#### [What the exercise asks]
Starting at the first line of the entries below, restate each line exactly until you reach the line with "const tolerance = 0.7;", and print that one too. Leave the pictures out and stop there.

>>>

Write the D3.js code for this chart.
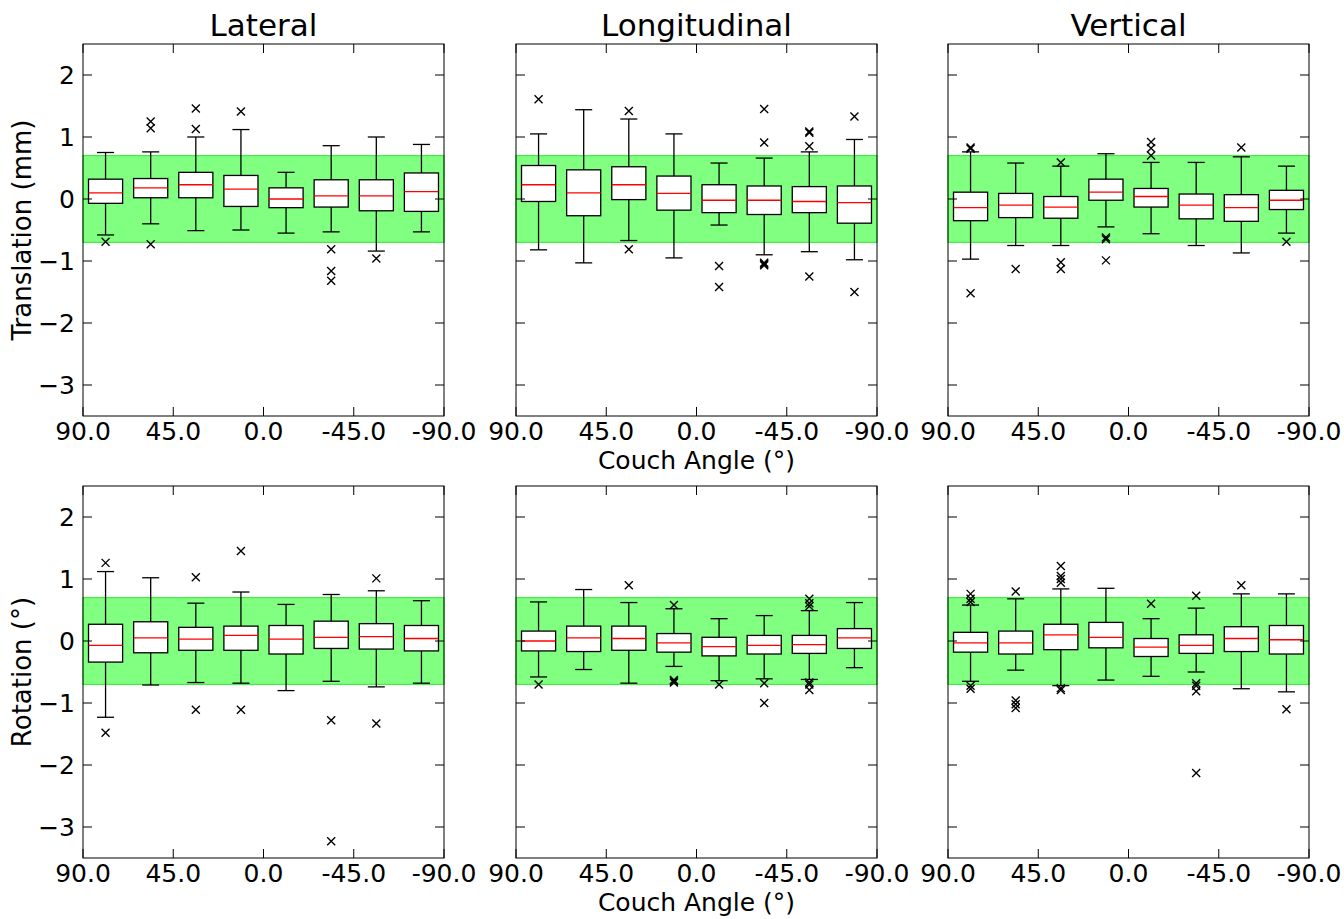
<!DOCTYPE html>
<html>
<head>
<meta charset="utf-8">
<script src="https://cdn.jsdelivr.net/npm/d3@7"></script>
<style>
  body { margin: 0; background: #fff; }
  svg { font-family: "DejaVu Sans", sans-serif; }
</style>
</head>
<body>
<svg id="chart" width="1344" height="919"></svg>
<script>
// box centres (couch angle bins, degrees)
const angles = [78.75, 56.25, 33.75, 11.25, -11.25, -33.75, -56.25, -78.75];
const xTicks = [90, 45, 0, -45, -90];
const yTicks = [2, 1, 0, -1, -2, -3];
const colTitles = ["Lateral", "Longitudinal", "Vertical"];
const rowLabels = ["Translation (mm)", "Rotation (°)"];
const tolerance = 0.7;

// [whiskerLow, q1, median, q3, whiskerHigh] per angle
const latTrans = [[-0.58,-0.07,0.10,0.32,0.75],[-0.40,0.02,0.18,0.33,0.76],[-0.51,0.02,0.23,0.43,1.0],[-0.50,-0.12,0.16,0.38,1.12],
  [-0.55,-0.14,0.0,0.18,0.43],[-0.53,-0.13,0.05,0.31,0.86],[-0.84,-0.19,0.05,0.31,1.0],[-0.53,-0.20,0.12,0.42,0.88]];
const latTransOut = [[-0.69],[1.25,1.14,-0.73],[1.46,1.13],[1.41],[],[-0.81,-1.16,-1.32],[-0.96],[]];

const lonTrans = [[-0.82,-0.04,0.23,0.54,1.05],[-1.03,-0.27,0.10,0.47,1.44],[-0.67,-0.01,0.23,0.52,1.29],[-0.95,-0.18,0.09,0.37,1.05],
  [-0.42,-0.22,-0.02,0.23,0.58],[-0.90,-0.25,-0.02,0.21,0.66],[-0.85,-0.22,-0.04,0.20,0.76],[-0.98,-0.39,-0.06,0.21,0.96]];
const lonTransOut = [[1.61],[],[1.42,-0.81],[],[-1.08,-1.42],[1.45,0.91,-1.03,-1.05,-1.07],[1.09,1.07,0.85,-1.25],[1.33,-1.50]];

const verTrans = [[-0.97,-0.35,-0.14,0.11,0.76],[-0.75,-0.30,-0.10,0.09,0.58],[-0.75,-0.31,-0.13,0.04,0.53],[-0.45,-0.02,0.11,0.32,0.73],
  [-0.56,-0.13,0.04,0.17,0.59],[-0.75,-0.32,-0.10,0.08,0.59],[-0.87,-0.36,-0.14,0.07,0.68],[-0.55,-0.17,-0.02,0.14,0.53]];
const verTransOut = [[0.83,0.81,-1.52],[-1.13],[0.59,-1.02,-1.13],[-0.62,-0.65,-0.99],[0.92,0.82,0.70],[],[0.83],[-0.69]];

const latRot = [[-1.23,-0.34,-0.07,0.27,1.12],[-0.71,-0.19,0.05,0.31,1.02],[-0.67,-0.15,0.03,0.22,0.61],[-0.68,-0.15,0.09,0.24,0.79],
  [-0.80,-0.21,0.03,0.25,0.59],[-0.65,-0.12,0.06,0.32,0.75],[-0.74,-0.13,0.07,0.28,0.81],[-0.68,-0.16,0.04,0.25,0.65]];
const latRotOut = [[1.26,-1.48],[],[1.03,-1.11],[1.45,-1.11],[],[-1.28,-3.23],[1.01,-1.33],[]];

const lonRot = [[-0.58,-0.16,0.0,0.16,0.63],[-0.46,-0.17,0.05,0.24,0.83],[-0.68,-0.15,0.04,0.24,0.62],[-0.41,-0.18,-0.03,0.12,0.52],
  [-0.64,-0.24,-0.09,0.06,0.36],[-0.61,-0.21,-0.07,0.09,0.41],[-0.62,-0.20,-0.06,0.09,0.49],[-0.43,-0.12,0.05,0.20,0.62]];
const lonRotOut = [[-0.70],[],[0.90],[0.58,-0.63,-0.65,-0.67],[-0.70],[-0.68,-1.0],[0.68,0.61,0.56,-0.67,-0.70,-0.79],[]];

const verRot = [[-0.65,-0.18,-0.03,0.14,0.58],[-0.47,-0.21,-0.03,0.16,0.68],[-0.72,-0.14,0.10,0.27,0.84],[-0.63,-0.11,0.06,0.30,0.85],
  [-0.57,-0.25,-0.10,0.04,0.36],[-0.50,-0.20,-0.07,0.10,0.53],[-0.77,-0.17,0.04,0.23,0.76],[-0.82,-0.21,0.02,0.25,0.76]];
const verRotOut = [[0.76,0.68,0.63,-0.72,-0.77],[0.80,-0.96,-1.02,-1.08],[1.21,1.05,1.0,0.94,-0.76,-0.79],[],
  [0.60],[0.73,-0.68,-0.72,-0.81,-2.13],[0.90],[-1.10]];

const panels = [
  [latTrans, latTransOut], [lonTrans, lonTransOut], [verTrans, verTransOut],
  [latRot, latRotOut], [lonRot, lonRotOut], [verRot, verRotOut]
];

const pw = 361, ph = 372;
const colX = [83, 516, 948];
const rowY = [44, 486];
const svg = d3.select("#chart");

const x = d3.scaleLinear().domain([90, -90]).range([0, pw]);
const y = d3.scaleLinear().domain([-3.5, 2.5]).range([ph, 0]);
const boxW = x(0) - x(17);
const capW = boxW / 2;
const tickLen = 9;

panels.forEach(([stats, outs], i) => {
  const col = i % 3, row = Math.floor(i / 3);
  const g = svg.append("g").attr("transform", `translate(${colX[col]},${rowY[row]})`);

  // tolerance band
  g.append("rect")
    .attr("x", 0).attr("width", pw)
    .attr("y", y(tolerance)).attr("height", y(-tolerance) - y(tolerance))
    .attr("fill", "#80ff80")
    .attr("stroke", "#40f040").attr("stroke-width", 1.2);

  const box = g.selectAll(".box").data(stats).enter().append("g")
    .attr("transform", (d, j) => `translate(${x(angles[j])},0)`);

  box.append("line").attr("x1", 0).attr("x2", 0)
    .attr("y1", d => y(d[0])).attr("y2", d => y(d[1]))
    .attr("stroke", "#000").attr("stroke-width", 1.3);
  box.append("line").attr("x1", 0).attr("x2", 0)
    .attr("y1", d => y(d[3])).attr("y2", d => y(d[4]))
    .attr("stroke", "#000").attr("stroke-width", 1.3);
  box.append("line").attr("x1", -capW / 2).attr("x2", capW / 2)
    .attr("y1", d => y(d[0])).attr("y2", d => y(d[0]))
    .attr("stroke", "#000").attr("stroke-width", 1.3);
  box.append("line").attr("x1", -capW / 2).attr("x2", capW / 2)
    .attr("y1", d => y(d[4])).attr("y2", d => y(d[4]))
    .attr("stroke", "#000").attr("stroke-width", 1.3);
  box.append("rect")
    .attr("x", -boxW / 2).attr("width", boxW)
    .attr("y", d => y(d[3])).attr("height", d => y(d[1]) - y(d[3]))
    .attr("fill", "#fff").attr("stroke", "#000").attr("stroke-width", 1.3);
  box.append("line").attr("x1", -boxW / 2).attr("x2", boxW / 2)
    .attr("y1", d => y(d[2])).attr("y2", d => y(d[2]))
    .attr("stroke", "#ff0000").attr("stroke-width", 1.3);

  // outliers
  outs.forEach((list, j) => {
    g.selectAll(null).data(list).enter().append("path")
      .attr("transform", v => `translate(${x(angles[j])},${y(v)})`)
      .attr("d", "M-4,-4L4,4M-4,4L4,-4")
      .attr("stroke", "#000").attr("stroke-width", 1.4).attr("fill", "none");
  });

  // frame
  g.append("rect").attr("width", pw).attr("height", ph)
    .attr("fill", "none").attr("stroke", "#000").attr("stroke-width", 1);

  // inward ticks on all four sides
  const tk = g.append("g").attr("stroke", "#000").attr("stroke-width", 1);
  yTicks.forEach(t => {
    tk.append("line").attr("x1", 0).attr("x2", tickLen).attr("y1", y(t)).attr("y2", y(t));
    tk.append("line").attr("x1", pw).attr("x2", pw - tickLen).attr("y1", y(t)).attr("y2", y(t));
  });
  xTicks.forEach(t => {
    tk.append("line").attr("x1", x(t)).attr("x2", x(t)).attr("y1", ph).attr("y2", ph - tickLen);
    tk.append("line").attr("x1", x(t)).attr("x2", x(t)).attr("y1", 0).attr("y2", tickLen);
  });

  // x tick labels
  g.selectAll(".xl").data(xTicks).enter().append("text")
    .attr("x", d => x(d)).attr("y", ph + 24)
    .attr("text-anchor", "middle").attr("font-size", 25)
    .text(d => d3.format(".1f")(d).replace("−", "-"));

  // y tick labels, left column only
  if (col === 0) {
    g.selectAll(".yl").data(yTicks).enter().append("text")
      .attr("x", -8).attr("y", d => y(d)).attr("dy", "0.36em")
      .attr("text-anchor", "end").attr("font-size", 25)
      .text(d => d3.format("d")(d));
    g.append("text")
      .attr("transform", `translate(-52,${ph / 2}) rotate(-90)`)
      .attr("text-anchor", "middle").attr("font-size", 26)
      .text(rowLabels[row]);
  }
  if (col === 1) {
    g.append("text").attr("x", pw / 2).attr("y", ph + 53)
      .attr("text-anchor", "middle").attr("font-size", 25)
      .text("Couch Angle (°)");
  }
  if (row === 0) {
    g.append("text").attr("x", pw / 2).attr("y", -8)
      .attr("text-anchor", "middle").attr("font-size", 31)
      .text(colTitles[col]);
  }
});
</script>
</body>
</html>
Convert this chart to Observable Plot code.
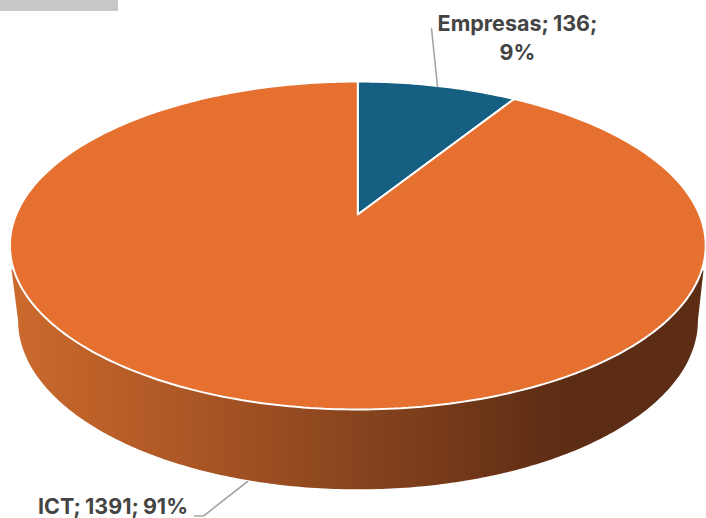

<<<

#### [Written solution]
Write the D3.js code for this chart.
<!DOCTYPE html>
<html>
<head>
<meta charset="utf-8">
<script src="https://cdn.jsdelivr.net/npm/d3@7"></script>
<style>
  body { margin: 0; background: #fff; }
  svg { font-family: "DejaVu Sans", sans-serif; }
</style>
</head>
<body>
<svg id="chart" width="1344" height="919"></svg>
<script>
// box centres (couch angle bins, degrees)
const angles = [78.75, 56.25, 33.75, 11.25, -11.25, -33.75, -56.25, -78.75];
const xTicks = [90, 45, 0, -45, -90];
const yTicks = [2, 1, 0, -1, -2, -3];
const colTitles = ["Lateral", "Longitudinal", "Vertical"];
const rowLabels = ["Translation (mm)", "Rotation (°)"];
const tolerance = 0.7;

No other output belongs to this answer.